Мы усаживаемся к столу. Боже, какой деликатес может сравниться с кусочком сала на ломтике черного хлеба? Мы языком прижимали сало и хлеб к небу и сосали их как лакомство.
— Однако повариху я не забуду, — наконец проговорил я. — Она рассказывала, что ее дочь работает судьей где-то на Волге, кажется, в Сызрани. Пишет, что не может спать по ночам: судьи получают разверстку на число осужденных и количество лет срока. Цифры теперь меньшие, чем были в тридцатых годах, но и возможности выполнения плана ухудшились — теперь столько не арестовывают.
— Так она не знает, откуда набрать людей для забоя?
— Нет. Как выполнить план по количеству лет. А выполнять надо. План у нас имеет силу закона. А где же баланда?
Но у Анны Михайловны запас чудес не истощился. С видом фокусника она открыла котелок и победоносно засмеялась:
— Это тюря! Четыре сухаря я выменяла у нас в бараке на большую луковицу, накрошила в холодную воду, добавила ломаных сухарей, посолила, и'получилась тюря! Попробуйте!
— Отлично! Напоминает окрошку со стерлядью в белогвардейском ресторане в Париже около Большой Оперы. Только вкуснее!
Это был великолепный обед. Сначала мы ели молча, ощущая все оттенки неописуемого удовольствия, потом принялись болтать. О чем? Конечно, о чем-то лагерном, ведь это был наш мир. Но главное в этом разговоре было то, что беззвучно говорили глаза. Это было прекрасно. Мы были счастливы.
— Да, остаться в БУРе без охраны с двумя трупами — неприятное дело! — закончил я рассказ.
— А Барашек?
— Вернулся из уборной, вежливо попросил у меня таблетку «от живота». С чувством проглотил и вышел с нами к вахте сообщить об убийстве. Сейчас он в ДОПРе, поел в тепле и наверное блаженно дремлет на коечке с шерстяным одеялом и белой подушечкой. Для Кота это расплата за утреннюю грубость с порезавшимися. Я слышал, как Васек-Хромой, один из урок, пообещал Коту, что сегодня же он получит отплату. Барашек раньше шестерил Хромому.
— Не спешите, а то тюря кончится! У нас есть время до трех часов.
— Мне надо в баню резать мыло. Слушайте: Кот убит из-за Грязнульки — он с ней жил, а жить с ней означает необходимость ее кормить. Баня — это поле деятельности многих воров, но всем добычи не хватает, и они грызутся между собой.
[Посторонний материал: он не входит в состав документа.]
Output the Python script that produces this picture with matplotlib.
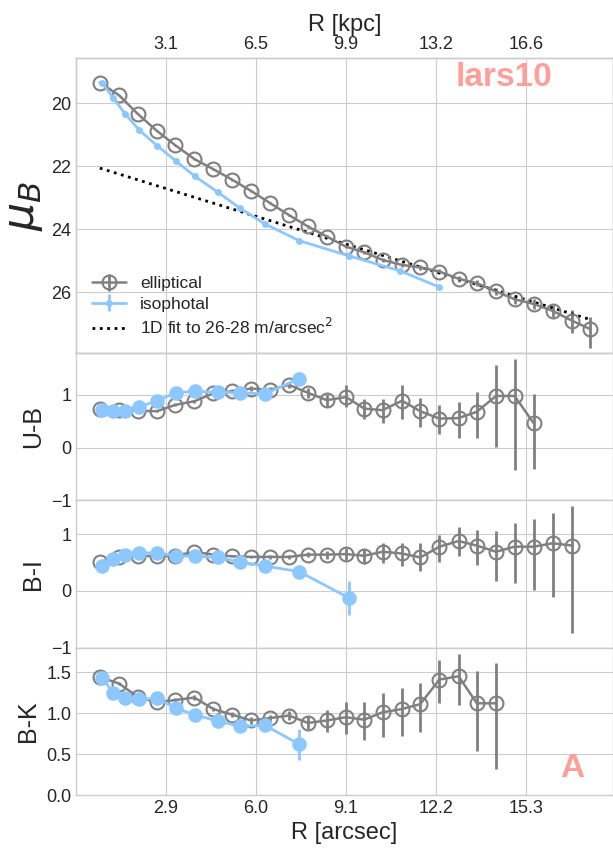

Я предсказываю, что следующим мужем Грязнульки будет Боб-Горилла.
— Боб?
— Он самый. Вы видели его голого? Какая татуировка на спине — красный дракон! Горилла — красавец.
Но, чтобы иметь в лагере роскошную мускулатуру, нужны деньги, и Боб в бане — главный расхититель. Он связан с прачкой Валей, а мазуту ему выносит за зону второй красюк — Валька Романов, тот, который сегодня повез в Мариинск нашего Али-Мухамеда. Да, да, не удивляйтесь, это так.
— Откуда вы все это знаете?
— Да ведь я работаю в бане и все вижу.
Я почесал переносицу и задумался.
— Будьте осторожны. Никому ничего не говорите. Вы ничего не знаете потому, что ничего не замечаете. Поняли? Иначе могут убить и вас. Горилла заведует секцией выздоравливающих — Горилла и ослабленные. Ха-ха! Но выводить его на работу за зону запретил сам Долинский.
— Поняла. Я иду. Свидание в бане.
— В три часа.
После ухода Анны Михайловны я осторожно прикрыл дверь и вынул из-под подушки мои новые кальсоны. Искусство требует жертв, и хотя мне грозил промот и лишение дальнейшего получения обмундирования, я смело вырезал из штанин два аккуратных куска и обклеил материей обложки двух тетрадей — с черновиком и беловиком первой и второй частей африканского романа под названием «Тэллюа или начало одного путешествия» и «Бубу или конец одного путешествия». Клей мне принесли из столярки, две краски — красную и зеленую и черную тушь подарил Борис Григорьев. Я быстро смешал две краски и получил коричневый цвет, которым загрунтовал фон. Затем черной тушью провел волнистые косые линии, между которыми набросал на одной тетради красные, а на другой — зеленые блики: красный цвет должен был символизировать жар Сахары, где произошла встреча героя с туа-рэгской красавицей, а зеленый цвет изображал таинственную чащу девственного леса Конго, где герой романа встречает пигмейского вождя Бубу.